Humans have applied scents and fragrances to their skin since antiquity. Originally these aesthetically pleasing materials were commonly isolated in raw form as resins, gums or essential oils from natural sources, inter alia, the bark, roots, leaves and fruit of indigenous plants. These resins, gums, and oils were directly applied to the body or diluted with water or other solvent, including in some cases, wine. With the advent of modern chemistry, individual components responsible for the odor properties of these resins, gums and oils were isolated and subsequently characterized. Aside from common “perfume vehicles” inter alia, fine perfumes, colognes, eau de toilettes, and after-shave lotions, a wide variety of personal care or personal hygiene items also deliver for aesthetic reasons fragrance notes, accords, or fragrance “characteristics”.
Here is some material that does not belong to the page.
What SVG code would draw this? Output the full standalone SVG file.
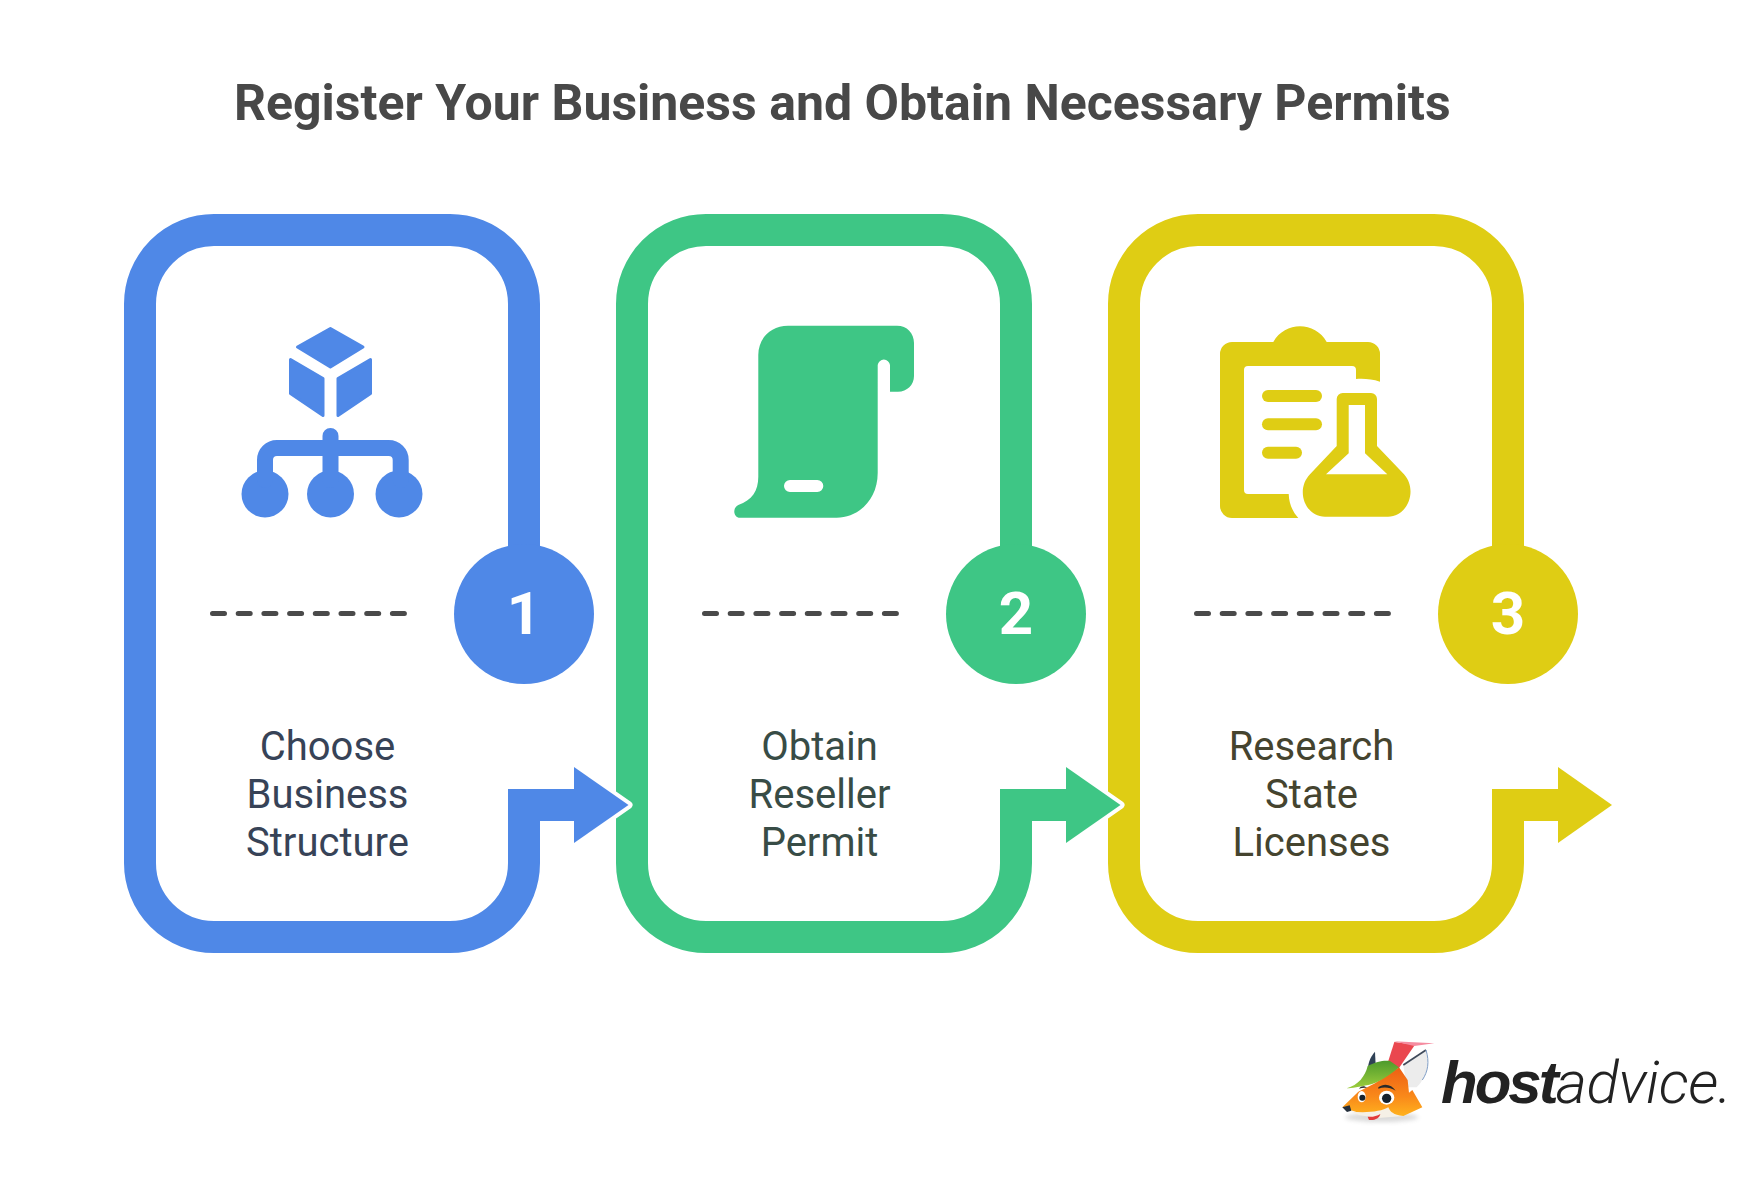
<svg xmlns="http://www.w3.org/2000/svg" width="1762" height="1180" viewBox="0 0 1762 1180">
<style>
text{font-family:Roboto,"Liberation Sans",sans-serif}
.title{font-size:50px;font-weight:700;fill:#484848}
.label{font-size:40px;font-weight:400;text-anchor:middle}
.num{font-size:60px;font-weight:700;fill:#fff;text-anchor:middle}
.ribbon{fill:none;stroke-width:32}
.dash{fill:none;stroke:#4a4a4a;stroke-width:5;stroke-linecap:round;stroke-dasharray:12 13.7}
.b{stroke:#4f88e7}.g{stroke:#3ec685}.y{stroke:#dfcd14}
.fb{fill:#4f88e7}.fg{fill:#3ec685}.fy{fill:#dfcd14}
.halo{fill:#fff;stroke:#fff;stroke-width:8;stroke-linejoin:round}
.shaft{fill:none;stroke-width:32}
</style>
<defs>
<path id="rib" d="M0 385V74A74 74 0 0 0-74 0H-310A74 74 0 0 0-384 74V633A74 74 0 0 0-310 707H-74A74 74 0 0 0 0 633V575"/>
<filter id="blur" x="-30%" y="-100%" width="160%" height="300%"><feGaussianBlur stdDeviation="7"/></filter>
<linearGradient id="fur" x1="0" y1="0" x2="0" y2="1"><stop offset="0" stop-color="#ee5f14"/><stop offset=".6" stop-color="#f9891a"/><stop offset="1" stop-color="#ffb21e"/></linearGradient>
<linearGradient id="hat" x1="0" y1="0" x2="0" y2="1"><stop offset="0" stop-color="#4d9a2c"/><stop offset="1" stop-color="#9ccd3c"/></linearGradient>
</defs>
<rect width="1762" height="1180" fill="#fff"/>
<g id="title"><text class="title" x="234" y="120">Register Your Business and Obtain Necessary Permits</text></g>

<g id="node-1">
<use href="#rib" x="524" y="230" class="ribbon b"/>
<circle cx="524" cy="614" r="70" class="fb"/>
<text class="num" x="524" y="634">1</text>
<line class="dash" x1="212.500" y1="613.500" x2="405" y2="613.500"/>
<g class="fb">
<path d="M330.400 328.500L363 347 330.400 367 297.500 347Z" stroke="#4f88e7" stroke-width="3" stroke-linejoin="round"/>
<path d="M290.500 359.500L323 378.500V415.500L290.500 393.500Z" stroke="#4f88e7" stroke-width="3" stroke-linejoin="round"/>
<path d="M370.500 359.500L338 378.500V415.500L370.500 393.500Z" stroke="#4f88e7" stroke-width="3" stroke-linejoin="round"/>
<circle cx="265" cy="494" r="23.500"/><circle cx="330.500" cy="494" r="23.500"/><circle cx="399" cy="494" r="23.500"/>
</g>
<path d="M265 480V460A12 12 0 0 1 277 448H388.700A12 12 0 0 1 400.700 460V480M330.500 436V480" fill="none" stroke="#4f88e7" stroke-width="16" stroke-linecap="round"/>
<text class="label" fill="#374357"><tspan x="327.500" y="760">Choose</tspan><tspan x="327.500" y="808">Business</tspan><tspan x="327.500" y="856">Structure</tspan></text>
</g>

<g id="node-2">
<use href="#rib" x="1016" y="230" class="ribbon g"/>
<circle cx="1016" cy="614" r="70" class="fg"/>
<text class="num" x="1016" y="634">2</text>
<line class="dash" x1="704.500" y1="613.500" x2="897" y2="613.500"/>
<path class="fg" fill-rule="evenodd" d="M758.300 355C758.300 338 771 325.700 788 325.700H897C907 325.700 914 333 914 343V376C914 385 907 391.700 898 391.700H890V365A6.200 6.200 0 0 0 877.700 365V473C877.700 500 858 517.700 836.700 517.700H740C733.500 517.700 732 508 738.300 505C752 500 758.300 491 758.300 476.700ZM790 480A6 6 0 0 0 790 492H817.300A6 6 0 0 0 817.300 480Z"/>
<text class="label" fill="#384c46"><tspan x="819.500" y="760">Obtain</tspan><tspan x="819.500" y="808">Reseller</tspan><tspan x="819.500" y="856">Permit</tspan></text>
</g>

<g id="node-3">
<use href="#rib" x="1508" y="230" class="ribbon y"/>
<circle cx="1508" cy="614" r="70" class="fy"/>
<text class="num" x="1508" y="634">3</text>
<line class="dash" x1="1196.500" y1="613.500" x2="1389" y2="613.500"/>
<g class="fy">
<path d="M1232 342H1273.300C1285 321 1315 321 1326.700 342H1368A12 12 0 0 1 1380 354V381.700C1372 379 1364 378.500 1356 379V370A4 4 0 0 0 1352 366H1248A4 4 0 0 0 1244 370V490A4 4 0 0 0 1248 494H1288.700C1289 503 1292 511 1298.300 518H1232A12 12 0 0 1 1220 506V354A12 12 0 0 1 1232 342Z"/>
<rect x="1262" y="390" width="60" height="12" rx="6"/><rect x="1262" y="418.300" width="60" height="12" rx="6"/><rect x="1262" y="446.700" width="40" height="12" rx="6"/>
<path fill-rule="evenodd" d="M1342.700 393H1371A6 6 0 0 1 1377 399V446L1404 474.300C1418 490 1408 516.700 1388 516.700H1325C1305 516.700 1295 490 1310 474.300L1336.700 446V399A6 6 0 0 1 1342.700 393ZM1348.700 405V453.300L1326 474.300H1387.300L1365 453.300V405Z"/>
</g>
<text class="label" fill="#45442f"><tspan x="1311.500" y="760">Research</tspan><tspan x="1311.500" y="808">State</tspan><tspan x="1311.500" y="856">Licenses</tspan></text>
</g>

<g id="connectors">
<polygon class="halo" points="574,767 628.500,805 574,843"/>
<path class="shaft b" d="M508 805H576"/>
<polygon class="fb" points="574,767 628.500,805 574,843"/>
<polygon class="halo" points="1066,767 1120.500,805 1066,843"/>
<path class="shaft g" d="M1000 805H1068"/>
<polygon class="fg" points="1066,767 1120.500,805 1066,843"/>
<path class="shaft y" d="M1492 805H1560"/>
<polygon class="fy" points="1558,767 1612,805 1558,843"/>
</g>

<g id="logo">
<g transform="translate(1335 1030) scale(.3333)">
<ellipse cx="140" cy="262" rx="110" ry="14" fill="#888" opacity=".3" filter="url(#blur)"/>
<path d="M205 105L273 60C284 100 277 140 245 172L215 172Z" fill="#ececec"/>
<path d="M205 105L273 60" fill="none" stroke="#3f4a5a" stroke-width="5"/>
<path d="M273 60C284 95 279 125 262 150" fill="none" stroke="#7d9cc4" stroke-width="3"/>
<path d="M120 65C104 82 96 106 100 130L122 106Z" fill="#2f4156"/>
<path d="M100 130L122 106 130 130Z" fill="#f08a24"/>
<path d="M22 232L70 185 120 160 192 112 218 150 222 188 232 180 262 232 205 258 130 258 70 248Z" fill="url(#fur)"/>
<path d="M45 244C90 250 140 245 160 232C165 245 175 255 205 258L130 264 75 256Z" fill="#f5f0e6"/>
<path d="M152 118L178 36 240 44 192 114Z" fill="#ea474f"/>
<path d="M176 34L298 40 238 48Z" fill="#f58ca0"/>
<path d="M35 175C70 165 90 140 98 108C125 93 150 90 165 93L192 112C165 135 130 160 100 165C75 170 50 175 35 175Z" fill="url(#hat)"/>
<ellipse cx="80" cy="200" rx="12" ry="17" fill="#fff"/><circle cx="82" cy="203" r="9" fill="#17222e"/>
<ellipse cx="155" cy="203" rx="23" ry="21" fill="#fff"/><circle cx="155" cy="205" r="14" fill="#17222e"/>
<path d="M72 176C80 166 90 168 96 174C88 172 80 174 72 176Z" fill="#2a2a2a"/>
<path d="M130 172C148 158 170 164 182 182C165 172 148 170 130 176Z" fill="#2a2a2a"/>
<path d="M22 232L44 226 49 242 36 246Z" fill="#26303c"/>
<path d="M98 260C112 262 125 258 136 252C134 264 120 272 102 270Z" fill="#e23b3b"/>
</g>
<text x="1441" y="1103" font-size="60" font-style="italic" fill="#222"><tspan font-weight="700" style="font-family:'Liberation Sans',sans-serif" letter-spacing="-3">host</tspan><tspan font-weight="300" letter-spacing="-.4">advice.</tspan></text>
</g>
</svg>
It is well known that mixtures of perfume or fragrance raw materials when deposited on the skin lose intensity and may change character with time, mainly due to factors such as differential evaporation and skin penetration. Many attempts have been made to minimize these drawbacks, but so far without notable success. Particularly, efforts have been made to prolong the diffusion, as well as to improve other characteristics of fragrance materials, by e.g. increasing the fragrance raw material concentration or by using additives such as silicones, glycerol, polyethylene glycols and so on. Such additions, however, have never been adequate to increase the longevity of the fragrance odor.
In addition to alcohols and esters, aldehydes and ketones form the most commonly delivered fragrance raw materials. Alcohols and esters can be suitably released in a delayed manner from an orthoester pro-accord or pro-fragrance. The controllable release of these fragrance raw materials thus provides the formulator with a means for delivering these fragrance ingredients, not only as an accord, but in a delayed-releasable manner over a period of time fragrance which is desirable to the fine fragrance and perfume user. However, the primary means for delivering aldehydes and ketones in a time-releasable manner has typically been the acetal and ketal pro-fragrance. Notwithstanding the fact that these materials are capable of delivering the required aldehyde and ketone under the proper acidic conditions, in the past, because there was no means of adjusting the release profiles of pro-fragrances, these compounds have not provided the formulator with a highly controllable method for sustained and predictable delivery of aldehydes and ketones.
Accordingly, there remains a need in the art for a pro-accord which can be formulated into fine fragrances, perfumes, personal care and personal hygiene products wherein aldehyde and ketone fragrance raw material components can be released in a highly controllable manner to provide enhanced fragrance longevity.